Last week, I made a visit to the Historical Society of Pennsylvania to look at collection pertaining to one of my current research project. I wish I would have read the article by Laura Schmidt prior to my visit! Though this was not my first time visiting or doing research in an archive, I have never been specifically trained in how to use an archive for research. When I was completing my undergraduate program at UNC Pembroke, I was fortunate to have a professor who valued public history. This professor took us on several field trips to various archives, including the North Carolina State Archives and the Georgia Historical Society. During these trips, I was able to gain a better understanding of how archives functioned from a technical standpoint – how the records are stored, how they are taken care of, etc.

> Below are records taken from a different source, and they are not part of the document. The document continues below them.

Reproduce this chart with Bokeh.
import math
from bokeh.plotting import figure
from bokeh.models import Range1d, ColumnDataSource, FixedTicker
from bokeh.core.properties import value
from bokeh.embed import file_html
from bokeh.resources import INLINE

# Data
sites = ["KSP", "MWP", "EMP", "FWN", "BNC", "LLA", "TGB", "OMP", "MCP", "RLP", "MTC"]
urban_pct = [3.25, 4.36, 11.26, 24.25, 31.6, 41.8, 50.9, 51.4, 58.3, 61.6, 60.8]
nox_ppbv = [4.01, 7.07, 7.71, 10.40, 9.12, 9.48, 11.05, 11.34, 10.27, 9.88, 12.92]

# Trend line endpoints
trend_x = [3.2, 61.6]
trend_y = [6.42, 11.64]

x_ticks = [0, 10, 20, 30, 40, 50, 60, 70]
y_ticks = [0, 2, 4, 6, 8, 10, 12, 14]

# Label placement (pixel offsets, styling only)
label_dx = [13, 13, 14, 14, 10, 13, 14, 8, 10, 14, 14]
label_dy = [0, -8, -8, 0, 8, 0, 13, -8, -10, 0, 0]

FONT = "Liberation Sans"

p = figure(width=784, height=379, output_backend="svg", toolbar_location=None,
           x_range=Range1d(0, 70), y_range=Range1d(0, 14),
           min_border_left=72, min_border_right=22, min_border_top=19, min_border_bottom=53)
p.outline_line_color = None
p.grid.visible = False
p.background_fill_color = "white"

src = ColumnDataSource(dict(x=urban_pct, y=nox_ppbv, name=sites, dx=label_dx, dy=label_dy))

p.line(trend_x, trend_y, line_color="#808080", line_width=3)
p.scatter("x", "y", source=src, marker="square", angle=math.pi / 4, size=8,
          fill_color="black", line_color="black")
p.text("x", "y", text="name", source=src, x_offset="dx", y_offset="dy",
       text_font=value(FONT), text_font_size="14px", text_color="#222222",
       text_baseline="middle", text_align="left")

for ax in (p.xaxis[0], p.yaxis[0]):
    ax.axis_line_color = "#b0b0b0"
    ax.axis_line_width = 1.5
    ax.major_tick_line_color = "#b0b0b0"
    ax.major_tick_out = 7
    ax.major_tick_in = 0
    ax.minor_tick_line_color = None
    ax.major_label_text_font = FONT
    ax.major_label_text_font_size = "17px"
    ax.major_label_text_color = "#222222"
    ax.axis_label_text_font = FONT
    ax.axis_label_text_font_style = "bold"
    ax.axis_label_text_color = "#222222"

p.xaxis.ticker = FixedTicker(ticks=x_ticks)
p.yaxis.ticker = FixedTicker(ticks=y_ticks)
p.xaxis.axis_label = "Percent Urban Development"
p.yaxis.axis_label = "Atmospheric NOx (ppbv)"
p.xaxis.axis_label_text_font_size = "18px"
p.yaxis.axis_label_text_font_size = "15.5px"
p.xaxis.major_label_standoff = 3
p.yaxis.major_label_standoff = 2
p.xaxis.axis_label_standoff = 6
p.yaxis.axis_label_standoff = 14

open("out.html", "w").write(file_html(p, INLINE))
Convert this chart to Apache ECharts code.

The first time I went to an archive by myself to do research was probably three years ago for an internship I was doing at Pennsbury Manor. For the internship, I was sent to a number of archives in the greater Philadelphia area, and arrived mostly clueless and slightly overwhelmed. I really had no understanding of how to identify the appropriate materials for my project. Thanks to some great archivists, I was able to obtain what I needed while getting a better sense of how archives function. As I have been progressing in my academic career, archival research is a necessity, and feel much more comfortable and confident doing it.
After reading the chapter, “Access and Use” by David Bearman, I am starting to think about how others use or don’t use archives. While I am building up an increased sense of confidence in being able to navigate archival collections, I question whether or not people outside of the academy have the same opportunity. Bearman notes that scholars are the preferred users of archives by archivists, even though most archives are supposed to be welcoming to the public. However, most archives are not realistically useable for the average person who makes up “the public.” Most archives have restrictive hours that make dedicated visits difficult for those who work the typical 9 to 5 job. Archival visits require planning and preparation and use of materials is restricted to the confines of a reading room, which many people don’t have time for.
Overall, it is important for institutions and archivists to evaluate who they exist to serve. Is this being done? If not, how can this be improved?